Copy out the listing in full, exactly as written, but not its pictures.

....

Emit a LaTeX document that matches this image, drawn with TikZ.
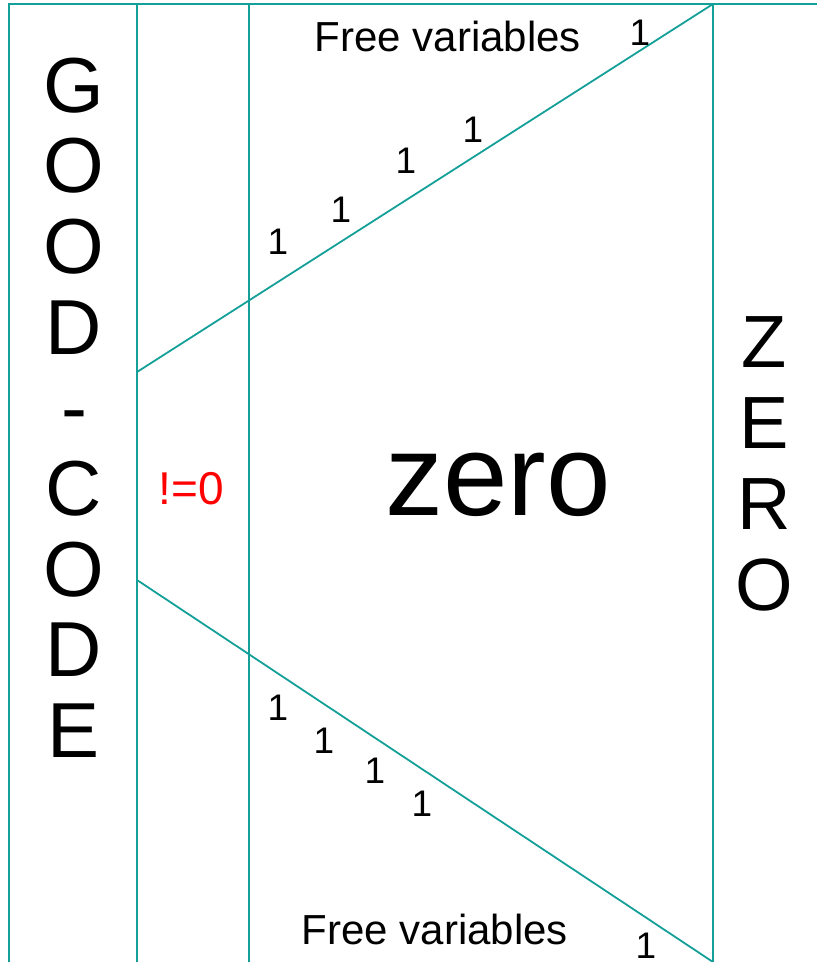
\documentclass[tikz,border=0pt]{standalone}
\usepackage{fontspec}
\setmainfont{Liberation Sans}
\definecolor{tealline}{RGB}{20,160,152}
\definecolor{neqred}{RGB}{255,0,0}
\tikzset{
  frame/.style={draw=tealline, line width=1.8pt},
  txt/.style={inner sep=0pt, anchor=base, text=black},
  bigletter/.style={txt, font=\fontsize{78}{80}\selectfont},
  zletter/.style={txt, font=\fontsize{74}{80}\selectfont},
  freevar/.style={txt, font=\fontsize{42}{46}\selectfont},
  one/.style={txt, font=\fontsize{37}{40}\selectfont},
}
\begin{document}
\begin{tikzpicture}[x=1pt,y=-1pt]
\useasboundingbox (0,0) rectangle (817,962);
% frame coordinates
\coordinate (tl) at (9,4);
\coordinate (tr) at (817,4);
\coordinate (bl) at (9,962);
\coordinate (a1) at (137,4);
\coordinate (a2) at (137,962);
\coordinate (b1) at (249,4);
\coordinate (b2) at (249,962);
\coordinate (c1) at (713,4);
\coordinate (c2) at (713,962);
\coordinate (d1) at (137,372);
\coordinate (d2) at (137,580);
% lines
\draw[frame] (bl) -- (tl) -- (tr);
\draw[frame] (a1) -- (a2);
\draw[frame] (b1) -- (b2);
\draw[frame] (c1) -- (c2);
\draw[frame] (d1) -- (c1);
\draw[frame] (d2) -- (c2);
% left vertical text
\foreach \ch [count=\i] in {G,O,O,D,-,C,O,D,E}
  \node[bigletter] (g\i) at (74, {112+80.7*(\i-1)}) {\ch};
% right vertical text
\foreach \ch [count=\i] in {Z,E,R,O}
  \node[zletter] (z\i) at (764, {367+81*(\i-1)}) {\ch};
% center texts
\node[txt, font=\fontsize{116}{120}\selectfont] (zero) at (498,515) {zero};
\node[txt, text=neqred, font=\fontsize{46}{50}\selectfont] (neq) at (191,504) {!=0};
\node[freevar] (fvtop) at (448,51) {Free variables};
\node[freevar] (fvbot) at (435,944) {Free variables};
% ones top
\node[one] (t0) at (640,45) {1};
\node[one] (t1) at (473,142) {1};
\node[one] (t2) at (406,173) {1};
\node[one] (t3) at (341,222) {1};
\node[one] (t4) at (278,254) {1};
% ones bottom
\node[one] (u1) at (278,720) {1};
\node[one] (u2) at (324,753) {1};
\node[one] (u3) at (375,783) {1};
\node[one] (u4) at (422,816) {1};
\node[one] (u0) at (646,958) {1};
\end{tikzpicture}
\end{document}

....

- [Exercise result]:
Emit a LaTeX document that matches this image, drawn with TikZ.
\documentclass[tikz,border=0pt]{standalone}
\usepackage{fontspec}
\setmainfont{Liberation Sans}
\definecolor{tealline}{RGB}{20,160,152}
\definecolor{neqred}{RGB}{255,0,0}
\tikzset{
  frame/.style={draw=tealline, line width=1.8pt},
  txt/.style={inner sep=0pt, anchor=base, text=black},
  bigletter/.style={txt, font=\fontsize{78}{80}\selectfont},
  zletter/.style={txt, font=\fontsize{74}{80}\selectfont},
  freevar/.style={txt, font=\fontsize{42}{46}\selectfont},
  one/.style={txt, font=\fontsize{37}{40}\selectfont},
}
\begin{document}
\begin{tikzpicture}[x=1pt,y=-1pt]
\useasboundingbox (0,0) rectangle (817,962);
% frame coordinates
\coordinate (tl) at (9,4);
\coordinate (tr) at (817,4);
\coordinate (bl) at (9,962);
\coordinate (a1) at (137,4);
\coordinate (a2) at (137,962);
\coordinate (b1) at (249,4);
\coordinate (b2) at (249,962);
\coordinate (c1) at (713,4);
\coordinate (c2) at (713,962);
\coordinate (d1) at (137,372);
\coordinate (d2) at (137,580);
% lines
\draw[frame] (bl) -- (tl) -- (tr);
\draw[frame] (a1) -- (a2);
\draw[frame] (b1) -- (b2);
\draw[frame] (c1) -- (c2);
\draw[frame] (d1) -- (c1);
\draw[frame] (d2) -- (c2);
% left vertical text
\foreach \ch [count=\i] in {G,O,O,D,-,C,O,D,E}
  \node[bigletter] (g\i) at (74, {112+80.7*(\i-1)}) {\ch};
% right vertical text
\foreach \ch [count=\i] in {Z,E,R,O}
  \node[zletter] (z\i) at (764, {367+81*(\i-1)}) {\ch};
% center texts
\node[txt, font=\fontsize{116}{120}\selectfont] (zero) at (498,515) {zero};
\node[txt, text=neqred, font=\fontsize{46}{50}\selectfont] (neq) at (191,504) {!=0};
\node[freevar] (fvtop) at (448,51) {Free variables};
\node[freevar] (fvbot) at (435,944) {Free variables};
% ones top
\node[one] (t0) at (640,45) {1};
\node[one] (t1) at (473,142) {1};
\node[one] (t2) at (406,173) {1};
\node[one] (t3) at (341,222) {1};
\node[one] (t4) at (278,254) {1};
% ones bottom
\node[one] (u1) at (278,720) {1};
\node[one] (u2) at (324,753) {1};
\node[one] (u3) at (375,783) {1};
\node[one] (u4) at (422,816) {1};
\node[one] (u0) at (646,958) {1};
\end{tikzpicture}
\end{document}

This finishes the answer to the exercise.